=== Input ===
- - - - - - -
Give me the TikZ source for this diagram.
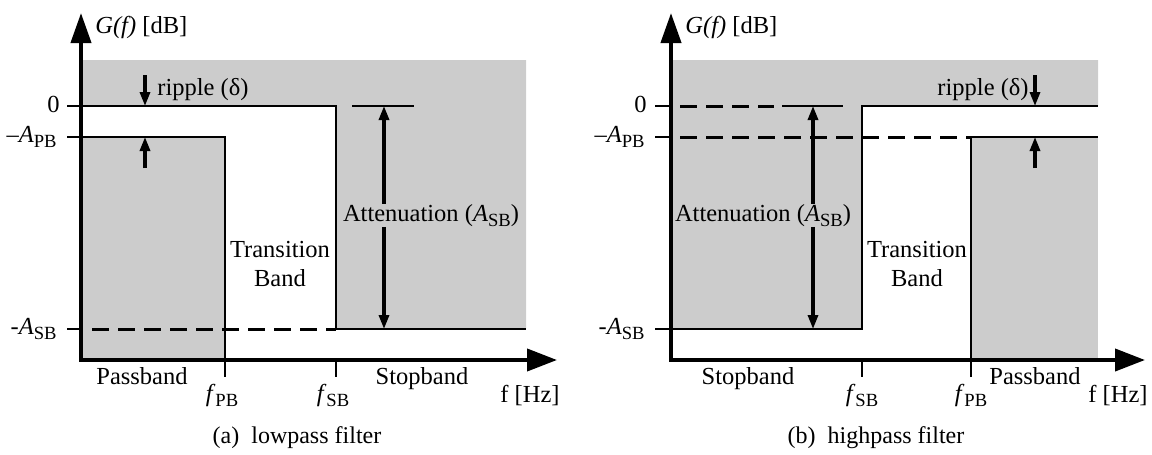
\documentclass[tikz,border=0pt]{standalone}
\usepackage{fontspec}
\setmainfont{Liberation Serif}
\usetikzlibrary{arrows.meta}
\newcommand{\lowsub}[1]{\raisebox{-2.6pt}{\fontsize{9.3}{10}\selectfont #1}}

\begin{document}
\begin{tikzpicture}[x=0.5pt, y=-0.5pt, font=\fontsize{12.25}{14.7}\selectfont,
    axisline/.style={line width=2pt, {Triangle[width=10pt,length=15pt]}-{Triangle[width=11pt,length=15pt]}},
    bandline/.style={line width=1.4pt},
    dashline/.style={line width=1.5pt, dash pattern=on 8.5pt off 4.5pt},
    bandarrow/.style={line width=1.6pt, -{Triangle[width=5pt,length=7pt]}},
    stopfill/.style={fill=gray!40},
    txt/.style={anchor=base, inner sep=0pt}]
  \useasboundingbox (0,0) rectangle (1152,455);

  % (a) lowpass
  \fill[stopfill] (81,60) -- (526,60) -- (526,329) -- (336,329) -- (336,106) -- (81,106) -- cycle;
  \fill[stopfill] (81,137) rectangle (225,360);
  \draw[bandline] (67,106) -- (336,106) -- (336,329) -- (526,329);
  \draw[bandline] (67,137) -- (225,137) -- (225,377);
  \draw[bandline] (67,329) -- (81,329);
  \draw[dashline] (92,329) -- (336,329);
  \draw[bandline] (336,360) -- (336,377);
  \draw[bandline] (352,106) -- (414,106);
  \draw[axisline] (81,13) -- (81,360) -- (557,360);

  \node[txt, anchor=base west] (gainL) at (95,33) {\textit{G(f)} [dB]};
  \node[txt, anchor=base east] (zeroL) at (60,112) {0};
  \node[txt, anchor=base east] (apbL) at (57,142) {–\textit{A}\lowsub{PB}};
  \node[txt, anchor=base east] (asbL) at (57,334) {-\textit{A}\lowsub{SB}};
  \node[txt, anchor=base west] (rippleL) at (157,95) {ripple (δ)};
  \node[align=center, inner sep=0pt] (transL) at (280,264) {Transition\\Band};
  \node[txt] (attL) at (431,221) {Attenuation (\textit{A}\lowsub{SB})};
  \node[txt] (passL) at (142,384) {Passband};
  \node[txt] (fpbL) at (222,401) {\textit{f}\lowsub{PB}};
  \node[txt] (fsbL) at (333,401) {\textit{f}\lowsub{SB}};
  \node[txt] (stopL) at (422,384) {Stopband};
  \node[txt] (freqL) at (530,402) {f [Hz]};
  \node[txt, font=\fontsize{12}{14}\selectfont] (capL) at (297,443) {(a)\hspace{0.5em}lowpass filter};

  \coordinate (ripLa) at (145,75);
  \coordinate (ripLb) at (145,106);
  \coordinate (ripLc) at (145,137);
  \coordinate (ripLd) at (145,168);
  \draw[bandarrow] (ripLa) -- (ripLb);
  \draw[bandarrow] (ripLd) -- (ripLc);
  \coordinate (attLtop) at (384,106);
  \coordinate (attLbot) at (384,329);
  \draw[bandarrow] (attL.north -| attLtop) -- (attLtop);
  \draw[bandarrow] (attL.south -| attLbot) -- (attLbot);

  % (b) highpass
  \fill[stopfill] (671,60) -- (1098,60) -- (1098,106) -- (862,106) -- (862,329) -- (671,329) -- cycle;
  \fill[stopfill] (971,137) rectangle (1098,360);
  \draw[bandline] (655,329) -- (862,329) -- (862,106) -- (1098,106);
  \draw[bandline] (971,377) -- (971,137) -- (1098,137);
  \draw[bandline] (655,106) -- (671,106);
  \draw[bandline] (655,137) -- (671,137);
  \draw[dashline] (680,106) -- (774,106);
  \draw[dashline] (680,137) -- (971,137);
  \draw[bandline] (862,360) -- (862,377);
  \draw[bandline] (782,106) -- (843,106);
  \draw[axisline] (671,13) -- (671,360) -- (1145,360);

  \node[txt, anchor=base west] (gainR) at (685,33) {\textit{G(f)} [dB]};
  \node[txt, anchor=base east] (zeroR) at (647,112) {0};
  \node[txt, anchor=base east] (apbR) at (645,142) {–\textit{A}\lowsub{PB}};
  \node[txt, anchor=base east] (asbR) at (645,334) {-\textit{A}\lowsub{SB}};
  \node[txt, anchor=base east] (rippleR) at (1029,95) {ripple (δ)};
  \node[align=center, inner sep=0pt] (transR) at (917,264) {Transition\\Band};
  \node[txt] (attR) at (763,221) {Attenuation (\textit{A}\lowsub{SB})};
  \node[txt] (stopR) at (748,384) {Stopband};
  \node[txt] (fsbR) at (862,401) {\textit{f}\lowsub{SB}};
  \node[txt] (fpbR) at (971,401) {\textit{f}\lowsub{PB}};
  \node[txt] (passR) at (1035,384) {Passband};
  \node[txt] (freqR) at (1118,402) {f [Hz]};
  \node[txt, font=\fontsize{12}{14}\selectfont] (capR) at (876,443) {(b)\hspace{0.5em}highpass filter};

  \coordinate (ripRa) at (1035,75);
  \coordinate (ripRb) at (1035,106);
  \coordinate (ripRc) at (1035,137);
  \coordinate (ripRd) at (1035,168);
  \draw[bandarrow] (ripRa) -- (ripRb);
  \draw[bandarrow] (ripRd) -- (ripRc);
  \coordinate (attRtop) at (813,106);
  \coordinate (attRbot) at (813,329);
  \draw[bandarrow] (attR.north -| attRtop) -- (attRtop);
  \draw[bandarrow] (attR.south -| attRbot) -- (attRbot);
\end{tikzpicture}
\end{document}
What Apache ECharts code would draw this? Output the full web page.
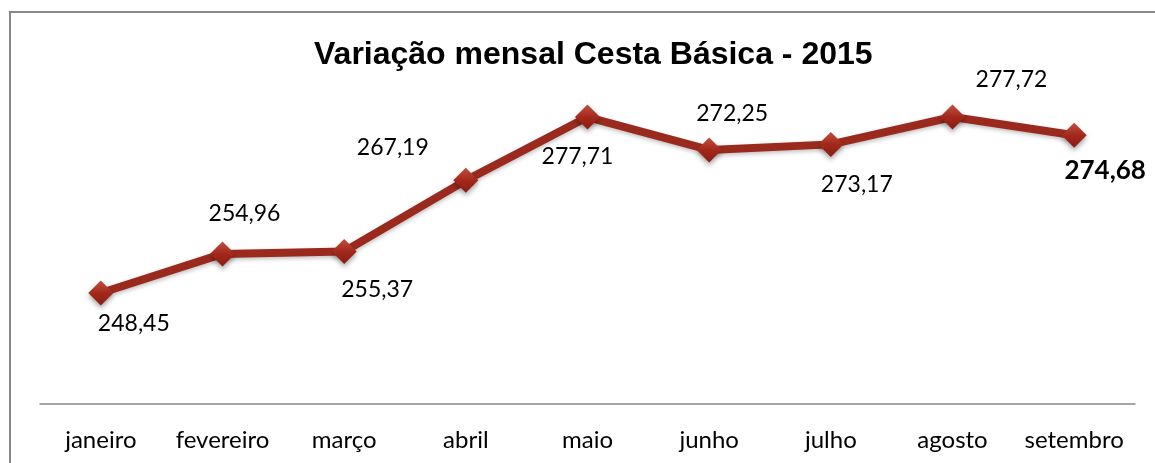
- - - - - - -
=== Written exercise ===
Copy out every line in the listing where the word "this" appears.

=== Expected answer ===
Give me the TikZ source for this diagram.
What Apache ECharts code would draw this? Output the full web page.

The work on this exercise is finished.